The sclerosant we use at Precision is the safest and most effective on the market.
How Does Sclerotherapy Work?
A tiny needle is inserted into the spider or varicose vein and the sclerosant is injected causing irreversible injury to the blood vessel. After injection, the chemical solution causes irritation of the vein wall causing it to spasm. Clotting of the vessel ensues and the body’s natural inflammatory response takes over with eventual reabsorbing of the vessel over time leading to its disappearance. The clots within the spider vein do not move or travel via the circulation and therefore are essentially of no health concern. In rare cases when the blood clots do not resorb, a tiny procedure at follow-up can be performed to remove them. Most spider veins begin to fade within 2 to 3 weeks and most are totally gone by 4 to 6 weeks. Larger veins or ones of the foot or ankle may take considerably longer, up to 2 to 3 months or so, to resolve.
The outcome of sclerotherapy is dependent on the type of sclerosant used, patient compliance as well as the skill and experience of the individual performing the treatment. Results will vary from patient to patient. Treatment failures require added scrutiny to determine if other problems are present causing the veins to resist closure. This can be due to increased pressures from reflux in larger superficial or deep veins of the leg. These problems are usually detected before the treatment when one of our experienced physicians at Precision initially examines the patient. A short ultrasound study is performed as part of the initial examination to determine if certain conditions exist such as venous reflux that may predispose sclerotherapy to failure or the results to be suboptimal. If these are present, they will be addressed at the initial consultation and a treatment plan will be discussed to achieve optimum results.
Visual sclerotherapy is generally used to treat small, red or blue spider veins and reticular veins. It involves directly injecting the sclerosant into the vein using a very small needle. The amount and concentration of solution injected depend on the size and extent of the spider veins. The goal is to cause damage to the visible veins, without damaging surrounding structures. Often, one can visually see the spider veins closing off and disappearing instantly.
Ultrasound-guided sclerotherapy can be used to treat deeper veins that are underneath the skin at various depths. These are sometimes referred to as tributary or perforator veins. Often ultrasound guided sclerotherapy is used as an adjunctive therapy to treat the veins that feed abnormal varicose or spider veins. Ultrasound guided foam sclerotherapy may be used as the foam has been proven to increase the strength of the treatment. In severe cases, the perforator veins could be the cause of a venous ulcer. Precision doctors are experts at using ultrasound to guide the needle and medication into its desired location.
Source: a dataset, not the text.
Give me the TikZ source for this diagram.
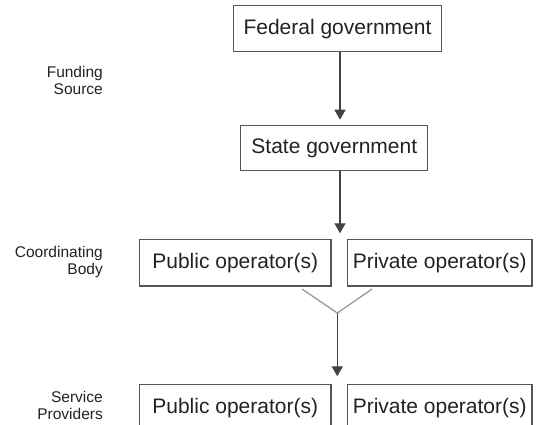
\documentclass[tikz,border=0pt]{standalone}
\usepackage{fontspec}
\setmainfont{Liberation Sans}
\usetikzlibrary{arrows.meta}
\definecolor{ink}{HTML}{222222}
\definecolor{frame}{HTML}{555555}
\definecolor{arm}{HTML}{9A9A9A}
\begin{document}
\begin{tikzpicture}[x=1pt,y=-1pt,
  box/.style={draw=frame,line width=1.2pt,text=ink,inner sep=0pt,
    font=\fontsize{21}{25}\selectfont},
  tier/.style={anchor=east,align=right,text=ink,inner sep=0pt,
    font=\fontsize{15.5}{17}\selectfont},
  arr/.style={draw=ink!85,line width=1.3pt,
    -{Triangle[width=11pt,length=10pt]}},
  armline/.style={draw=arm,line width=1.3pt}]
\useasboundingbox (0,0) rectangle (540,424);
\clip (0,0) rectangle (540,424);

% tier labels
\node[tier] (lfund) at (103,80) {Funding\\Source};
\node[tier] (lcoord) at (103,262) {Coordinating\\Body};
\node[tier] (lserv) at (103,405) {Service\\Providers};

% funding chain
\node[box,minimum width=208pt,minimum height=46pt] (fed) at (337.5,28.7) {Federal government};
\node[box,minimum width=187pt,minimum height=45pt] (state) at (334.3,148.2) {State government};

% coordinating row
\node[box,minimum width=191.7pt,minimum height=46.7pt] (pubc) at (235.2,262.6) {Public operator(s)};
\node[box,minimum width=184.7pt,minimum height=46.7pt] (privc) at (439.7,262.6) {Private operator(s)};

% service providers row
\node[box,minimum width=191.7pt,minimum height=46.7pt] (pubs) at (235.2,407.7) {Public operator(s)};
\node[box,minimum width=184.7pt,minimum height=46.7pt] (privs) at (439.7,407.7) {Private operator(s)};

% connector points
\coordinate (fedout) at (340,51.8);
\coordinate (statein) at (340,125.7);
\coordinate (stateout) at (340,170.7);
\coordinate (rowin) at (340,239.3);
\coordinate (yl) at (302,289);
\coordinate (yr) at (372,289);
\coordinate (yj) at (337.3,313);
\coordinate (rowtwo) at (337.3,384.3);

\draw[arr,shorten >=6pt] (fedout) -- (statein);
\draw[arr,shorten >=6pt] (stateout) -- (rowin);
\draw[armline] (yl) -- (yj) -- (yr);
\draw[arr,shorten >=8pt] (yj) -- (rowtwo);
\end{tikzpicture}
\end{document}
At Precision sclerotherapy using polidocanol made into a foam is sometimes used. The advantage of foam is the foam tends to cling to the inside lining of the vein which allows more time for the medication to injure the vein walls. Liquid tends to be washed out more rapidly with less time for the medication to contact the walls and cause sclerosis. The foam is particularly effective for larger veins as the volume and brisk flow of blood washes the liquid away much quicker making for less effective treatment. Foam clings to the walls of the veins avoiding the washing away effect that liquid is subject to.
Foam is also very safe as it quickly dilutes when it gets to the deeper venous circulation. It becomes dilute and ineffective in the larger deeper and central veins.
Foam sclerotherapy is a reasonable and safe treatment. When ablation of incompetent larger superficial veins is necessary and these cannot be treated with radiofrequency because of tortuous anatomy or other factors, then foam sclerotherapy is a great option. At Precision, we are adept at using foam sclerotherapy at treating difficult cases as well as using it as a powerful adjunctive tool in treating venous disease.
Compression stockings are used after sclerotherapy to aid healing and provide better results. Multiple sclerotherapy treatments are commonly necessary to eliminate all spider veins. Treatments usually occur 4 to 6 weeks apart, but can vary based on each patient.